Unicredit-Chef Andrea Orcel hat seinen Anteil an der Commerzbank auf 21 Prozent aufgestockt, wie seine Bank in einer Mitteilung bekannt gab. «Unicredit enters into additional instruments relating to Commerzbank shares and increases its aggregate position to around 21%», schreibt die Mailänder Bank und bringt damit unseren nördlichen Nachbarn in Aufruhr.
Wenn die Berichte stimmen, hat sich Unicredit-Chef Orcel tatkräftige Unterstützung von zwei Investmentbanken geholt. Die britische Barclays und die US-Grossbank Bank of America sollen der Unicredit helfen, über Derivate still und leise die Position an der Commerzbank weiter auszubauen.
Wann genau die Banken mit dem Aufbau der Beteiligung begonnen haben, ist unklar. Es ist davon auszugehen, dass der Aufbau bereits vor dem Kauf des 4,5-Prozent-Pakets der Bundesregierung vor zwei Wochen eingefädelt wurde. Schon damals hatte sich die Unicredit über derivative Finanzinstrumente einen zusätzlichen eigenen Anteil von 4,5 Prozent an der Commerzbank gesichert, was die Beteiligung auf 9 Prozent brachte und politische Elite in Berlin stark irritierte.
Nun kontrolliert Orcel also bereits 21 Prozent, wie die Bank am Montagmittag bekannt gab. Der Aufbau der restlichen 11,5 Prozent soll mit Hilfe von Barclays und Bank of America über sogenannte Collar-Options-Strategien erfolgen, wie Bloomberg spekuliert. Dazu sollen Total Return Swaps kommen, die den wahren Eigentümer der zugrunde liegenden Aktien verschleiern. Orcel arbeitete viele Jahre bei Bank of America (Merrill Lynch), bevor er zur UBS wechselte.

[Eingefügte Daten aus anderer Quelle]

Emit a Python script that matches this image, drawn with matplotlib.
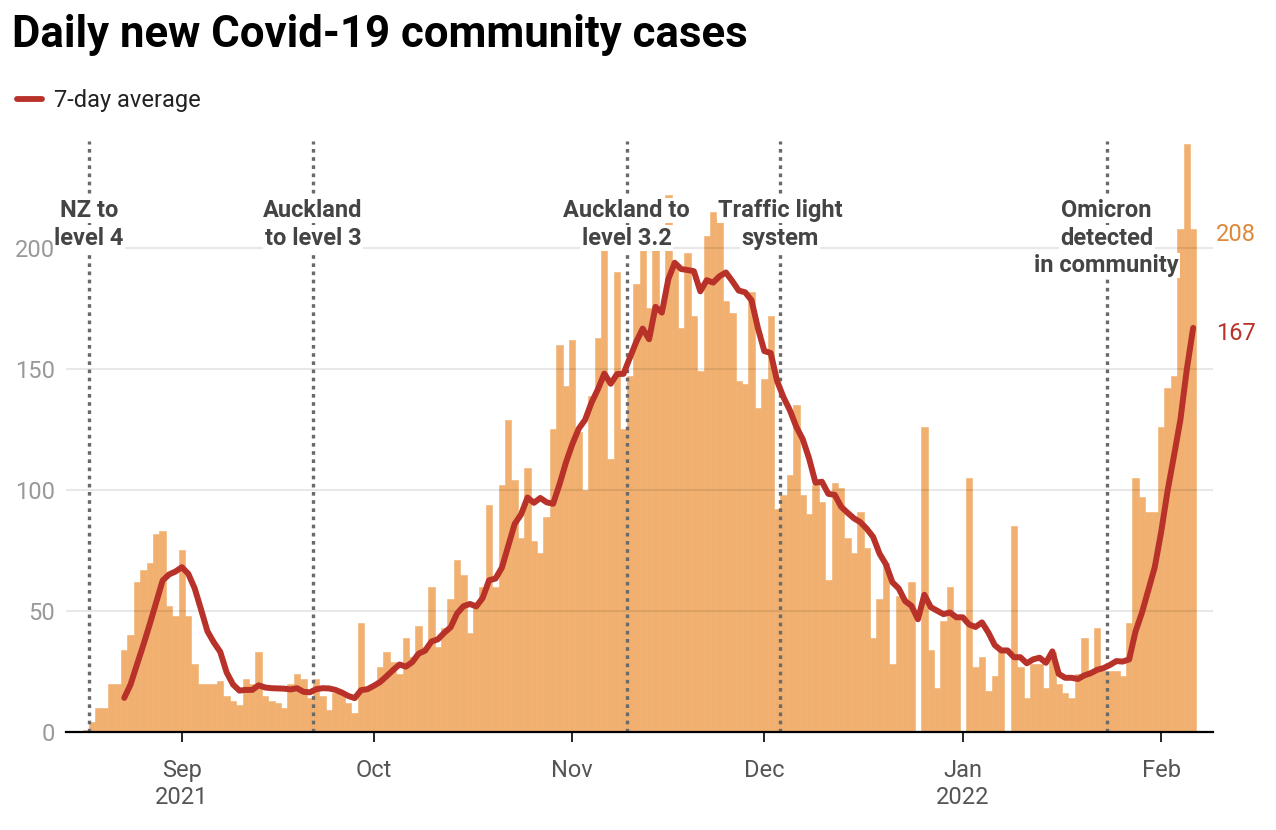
import pandas as pd
import matplotlib
matplotlib.use('Agg')
import matplotlib.pyplot as plt
import matplotlib.dates as mdates
from matplotlib import transforms
from matplotlib.lines import Line2D
from matplotlib.ticker import FuncFormatter

plt.rcParams['font.family'] = ['Roboto', 'DejaVu Sans']

# daily new community cases, one value per day from 17 Aug 2021
first_day = '2021-08-17'
cases_aug = [1, 4, 10, 10, 20, 20, 34, 40, 62, 67, 70, 82, 83, 52, 48]
cases_sep = [75, 48, 28, 20, 20, 20, 21, 15, 13, 11, 22, 20, 33, 15, 13,
             12, 10, 20, 24, 22, 14, 22, 15, 9, 16, 16, 12, 8, 45, 18]
cases_oct = [19, 27, 33, 29, 24, 39, 31, 44, 35, 60, 35, 43, 55, 71, 65, 41,
             53, 60, 94, 60, 102, 129, 104, 80, 109, 79, 74, 89, 125, 160, 143]
cases_nov = [162, 124, 100, 139, 163, 206, 113, 190, 125, 147, 185, 201, 175, 207, 173,
             222, 194, 167, 198, 172, 149, 205, 215, 212, 178, 173, 145, 144, 182, 134]
cases_dec = [146, 172, 92, 98, 106, 135, 98, 90, 102, 95, 63, 103, 101, 80, 74, 91,
             76, 39, 55, 70, 28, 56, 55, 62, 0, 126, 34, 18, 46, 60, 48]
cases_jan = [0, 105, 27, 31, 17, 23, 33, 0, 85, 27, 14, 28, 28, 18, 33, 20,
             16, 14, 24, 39, 24, 43, 25, 25, 25, 23, 45, 105, 97, 91, 91]
cases_feb = [126, 142, 147, 208, 243, 208]

# 7-day average, one value per day from 23 Aug 2021
avg_first_day = '2021-08-23'
avg_aug = [14.1, 19.7, 28.0, 36.1, 44.7, 53.6, 62.6, 65.1, 66.3]
avg_sep = [68.1, 65.4, 59.4, 50.6, 41.6, 37.0, 33.1, 24.6, 19.6, 17.1, 17.4, 17.4, 19.3, 18.4, 18.1,
           18.0, 17.9, 17.6, 18.1, 16.6, 16.4, 17.7, 18.1, 18.0, 17.4, 16.3, 14.9, 14.0, 17.3, 17.7]
avg_oct = [19.1, 20.7, 23.1, 25.6, 27.9, 27.0, 28.9, 32.4, 33.6, 37.4, 38.3, 41.0, 43.3, 49.0, 52.0, 52.9,
           51.9, 55.4, 62.7, 63.4, 67.9, 77.0, 86.0, 89.9, 96.9, 94.7, 96.7, 94.9, 94.3, 102.3, 111.3]
avg_nov = [118.9, 125.3, 129.0, 136.1, 141.6, 148.1, 143.9, 147.9, 148.0, 154.7, 161.3, 166.7, 162.3, 175.7, 173.3,
           187.1, 193.9, 191.3, 190.9, 190.4, 182.1, 186.7, 185.7, 188.3, 189.9, 186.3, 182.4, 181.7, 178.4, 166.9]
avg_dec = [157.4, 156.6, 145.0, 138.3, 132.9, 126.1, 121.0, 113.0, 103.0, 103.4, 98.4, 98.0, 93.1, 90.6, 88.3, 86.7,
           84.0, 80.6, 73.7, 69.3, 61.9, 59.3, 54.1, 52.1, 46.6, 56.7, 51.6, 50.1, 48.7, 49.4, 47.4]
avg_jan = [47.4, 44.4, 43.4, 45.3, 41.1, 35.9, 33.7, 33.7, 30.9, 30.9, 28.4, 30.0, 30.7, 28.6, 33.3, 24.0,
           22.4, 22.4, 21.9, 23.4, 24.3, 25.7, 26.4, 27.7, 29.3, 29.1, 30.0, 41.6, 49.3, 58.7, 68.1]
avg_feb = [82.6, 99.6, 114.1, 128.9, 149.7, 167.0]

# events marked with dotted lines
event_dates = ['2021-08-17', '2021-09-21', '2021-11-09', '2021-12-03', '2022-01-23']
event_labels = [['NZ to', 'level 4'],
                ['Auckland', 'to level 3'],
                ['Auckland to', 'level 3.2'],
                ['Traffic light', 'system'],
                ['Omicron', 'detected', 'in community']]

cases = cases_aug + cases_sep + cases_oct + cases_nov + cases_dec + cases_jan + cases_feb
avg = avg_aug + avg_sep + avg_oct + avg_nov + avg_dec + avg_jan + avg_feb
days = pd.date_range(first_day, periods=len(cases))
avg_days = pd.date_range(avg_first_day, periods=len(avg))

bar_color = '#F1B06F'
line_color = '#B8322A'
label_color = '#444444'

W, H = 1276, 830
fig = plt.figure(figsize=(W / 100, H / 100), dpi=100)
ax = fig.add_axes([66 / W, 1 - 732 / H, (1213 - 66) / W, (732 - 141.5) / H])

ax.bar(days, cases, width=1.0, color=bar_color, edgecolor=bar_color, linewidth=0.4, zorder=1)
ax.plot(avg_days, avg, color=line_color, lw=4.3, solid_capstyle='round',
        solid_joinstyle='round', zorder=4)

# event lines + labels
half_day = pd.Timedelta(hours=12)
row_y = [212.8, 201.4, 190.1]
for d, rows in zip(event_dates, event_labels):
    x = pd.Timestamp(d) + half_day
    ax.axvline(x, color='#6a6a6a', lw=2.4, linestyle=(0, (1.1, 1.35)), zorder=3)
    for r, txt in enumerate(rows):
        ax.text(x, row_y[r], txt, ha='center', va='baseline', fontsize=17,
                fontweight='bold', color=label_color, zorder=5,
                bbox=dict(facecolor='white', edgecolor='none', pad=1.0))

# axes styling
sep1 = pd.Timestamp('2021-09-01')
ax.set_xlim(sep1 - pd.Timedelta(days=18.1), sep1 + pd.Timedelta(days=161.1))
ax.set_ylim(0, 244)
ax.set_yticks([0, 50, 100, 150, 200])
ax.set_axisbelow(False)
ax.grid(axis='y', color='black', alpha=0.09, lw=1.5)
ax.grid(axis='x', visible=False)

for s in ['top', 'right', 'left']:
    ax.spines[s].set_visible(False)
ax.spines['bottom'].set_color('black')
ax.spines['bottom'].set_linewidth(1.6)
ax.spines['bottom'].set_zorder(4.5)


def month_label(x, pos):
    d = mdates.num2date(x)
    if d.month in (9, 1):
        return d.strftime('%b\n%Y')
    return d.strftime('%b')


ax.xaxis.set_major_locator(mdates.MonthLocator())
ax.xaxis.set_major_formatter(FuncFormatter(month_label))
ax.tick_params(axis='x', length=7.5, width=1.2, color='black', labelsize=17,
               labelcolor='#555555', pad=12)
ax.tick_params(axis='y', length=0, pad=8, labelsize=17, labelcolor='#999999')

# end labels
trans = transforms.blended_transform_factory(ax.transAxes, ax.transData)
ax.annotate(f'{cases[-1]}', xy=(1.0, cases[-1]), xycoords=trans, xytext=(2, -4),
            textcoords='offset points', ha='left', va='center', fontsize=17, color='#E0883A')
ax.annotate(f'{avg[-1]:.0f}', xy=(1.0, avg[-1]), xycoords=trans, xytext=(2, -4),
            textcoords='offset points', ha='left', va='center', fontsize=17, color=line_color)

# title and legend
fig.text(12 / W, 1 - 47.3 / H, 'Daily new Covid-19 community cases', fontsize=31.5,
         fontweight='bold', color='black', va='baseline')
fig.add_artist(Line2D([17 / W, 42 / W], [1 - 99 / H, 1 - 99 / H], transform=fig.transFigure,
                      color=line_color, lw=4.2, solid_capstyle='round'))
fig.text(54 / W, 1 - 106.7 / H, '7-day average', fontsize=17, color='#222222', va='baseline')

fig.savefig('out.png', dpi=100, facecolor='white')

Diese Swap-Deals haben im Zusammenhang mit dem Hedgefonds Archegos zweifelhafte Berühmtheit erlangt. Dessen Gründer Bill Hwang nutzte diese Instrumente bei verschiedenen Banken, darunter Credit Suisse und UBS, um verdeckt hohe Konzentrationen in einzelnen Titeln aufzubauen.
Klar ist, das physische Settlement dieser 11,5 Prozent hat noch nicht stattgefunden. Die Lieferung der Aktien werde erst erfolgen, wenn die erforderlichen Genehmigungen vorlägen, teilte Unicredit am Montag mit. Die italienische Bank hatte bereits am 11. September bei der Europäischen Zentralbank (EZB) den Antrag gestellt, eine Beteiligung an der Commerzbank von mehr als 10 Prozent auf bis zu 29,9 Prozent aufzubauen.
Mittelfinger entgegengehalten
In der deutschen Öffentlichkeit kommt das aggressive Vorgehen von Andrea Orcel überwiegend nicht gut an. «Im Grunde tut Herr Orcel also nichts anderes, als der Bundesregierung, der Finanzaufsicht und der Commerzbank den Mittelfinger entgegenzuhalten», schreibt ein aufgebrachter Finanzblog. Andere Kommentatoren sehen das gelassener: Natürlich sei es ein Argument, dass gerade eine Mittelstandsbank wie die Commerzbank «im Kern deutsch» bleiben müsse. «Aber wer die viel beschworene europäische Kapitalmarktunion will, muss auch solche Schritte gehen». kommentiert das Handelsblatt (Abo). «Wir brauchen europäische Champions, keine nationalen.»
Die Bundesregierung habe sich derweil von der Unicredit vorführen lassen, heisst es weiter im Handelsblatt. Die deutsche Regierung habe keine weiteren Anteile an die Italiener verkaufen wollen. Das habe diese wenig beeindruckt, wie man jetzt sehe. «Offenbar ist der Staat nicht nur ein schlechter Unternehmer, sondern auch ein schlechter Investor», so die Wirtschaftszeitung.
In der Frankfurter Allgemeinen Zeitung ist der überraschende Deal mit der Commerzbank bereits keine Topmeldung mehr. Die Aufstockung auf 21 Prozent komme «einer Brüskierung der Bundesregierung nahe», schreibt ein Kommentator (Abo). Bundeskanzler Olaf Scholz hat am Montag aus New York verlauten lassen, er werde eine feindliche Übernahme verhindern, was Unicredit ebenfalls ausgeschlossen hat. Für den FAZ-Kommentator scheint die Aufstockung auf knapp unter 30 Prozent kaum noch abwendbar. «Ob sich ein der Commerzbank willkommener ‘weisser Ritter’ findet, der Unicredit aus dem Feld schlägt, ist und bleibt zweifelhaft.»